Here, the court’s behavior is more egregious than that in Hellenthal because the judge actively solicited information from witnesses unfavorable to Moreno. Moreno made repeated motions that the case could not go forward because the prosecutor was not present. The judge responded, “[t]he court is not going to dismiss it because the state allegedly is not here. The state and the prosecutor around here is [sic] never here.” Clerk’s Papers at 28-29. Moreno further argued the judge would have to rule on objections to her own questions of witnesses. Moreno emphasized the State could not meet its burden to prove the case by a preponderance if no one was there to argue for it. Moreno had not received the State’s witness list after repeated requests for it. The judge responded, “we do not have that here.” Clerk’s Papers at 29. The judge then asked witnesses unfavorable to Moreno to testify over Moreno’s specific objections that the judge was acting “as a lawyer and judge in the same proceeding.” Clerk’s Papers at 30.
The judge crossed the line from impartiality to advocacy in this case. The State did not subpoena any witnesses. Moreno never called any witnesses and objected to the witnesses called. Because it was the judge who called the *515witnesses and questioned them regarding facts unfavorable to Moreno, the only advocate for the State was the judge. This conduct unquestionably violated the appearance of a fair and independent judiciary and Moreno’s right to procedural due process.
Whether we can determine in retrospect whether a trial court merely elicited unfavorable information or actively prosecuted the case, is not the issue. As our judicial canons, our cases, and those cases of the United States Supreme Court mandate, the right to due process is violated when, as occurred here, the appearance of fairness is violated. I therefore dissent.
Sanders and Chambers, JJ., concur with Johnson, J.

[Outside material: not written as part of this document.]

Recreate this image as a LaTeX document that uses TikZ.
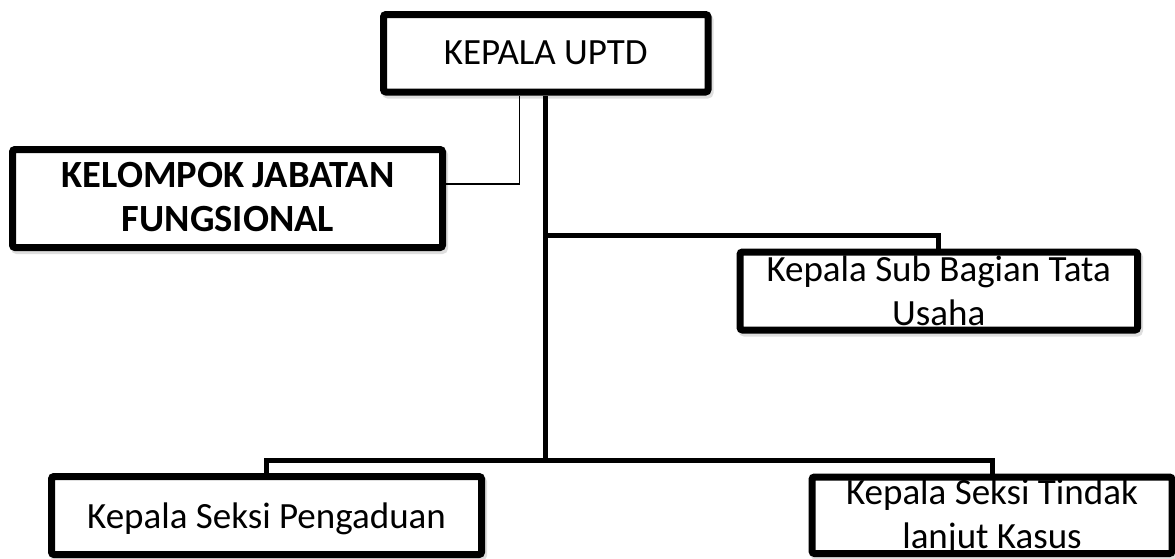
\documentclass[tikz,border=0pt]{standalone}
\usepackage{fontspec}
\setmainfont{Carlito}
\begin{document}
\begin{tikzpicture}[x=1pt,y=-1pt,
  box/.style={draw=black, line width=7pt, fill=white, rounded corners=2.5pt, inner sep=0pt,
    preaction={draw=black, draw opacity=0.13, line width=7pt, transform canvas={xshift=2pt,yshift=-3pt}}},
  lbl/.style={font=\fontsize{37}{44}\selectfont, align=center, inner sep=0pt, anchor=base},
  bar/.style={line width=5pt},
  fine/.style={line width=1.3pt}]
\useasboundingbox (0,0) rectangle (1175,558);

% boxes
\node[box, minimum width=324.5pt, minimum height=77.5pt] (top)  at (545.75,53.25) {};
\node[box, minimum width=430pt,   minimum height=98pt]   (kel)  at (227.5,198.5) {};
\node[box, minimum width=397.5pt, minimum height=78pt]   (sub)  at (938.75,291) {};
\node[box, minimum width=430pt,   minimum height=78pt]   (peng) at (266.5,515.5) {};
\node[box, minimum width=360pt,   minimum height=76.5pt] (tind) at (992,515.25) {};

% helper coordinates
\coordinate (jx)   at (519.3,184);
\coordinate (suby) at (545.5,235.5);
\coordinate (busy) at (545.5,460.5);

% connectors
\draw[fine] (top.south -| jx) |- (kel.east |- jx);
\draw[bar] (top.south) -- (top.south |- busy);
\draw[bar] (top.south |- suby) -| (sub.north);
\draw[bar] (peng.north) -- (peng.north |- busy) -| (tind.north);

% texts (base anchor = baseline of the last line)
\node[lbl] (topT) at (545.75,64) {KEPALA UPTD};
\node[lbl, font=\fontsize{38.5}{44}\selectfont\bfseries] (kelT) at (228,231) {KELOMPOK JABATAN\\FUNGSIONAL};
\node[lbl] (subT) at (938.75,325) {Kepala Sub Bagian Tata\\Usaha};
\node[lbl] (pengT) at (266.5,528) {Kepala Seksi Pengaduan};
\node[lbl] (tindT) at (992,548) {Kepala Seksi Tindak\\lanjut Kasus};
\end{tikzpicture}
\end{document}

The majority attempts to temper this language by citing to a later United States Supreme Court case which held an administrative agency may both *514investigate and adjudicate regulatory violations. Majority at 508 (citing Withrow v. Larkin, 421 U.S. 35, 51-52, 55, 58, 95 S. Ct. 1456, 43 L. Ed. 2d 712 (1975)). But this is not the issue before us. That case does not address whether a court may both call a witness in the absence of a prosecuting attorney and then rule on its ability to do so.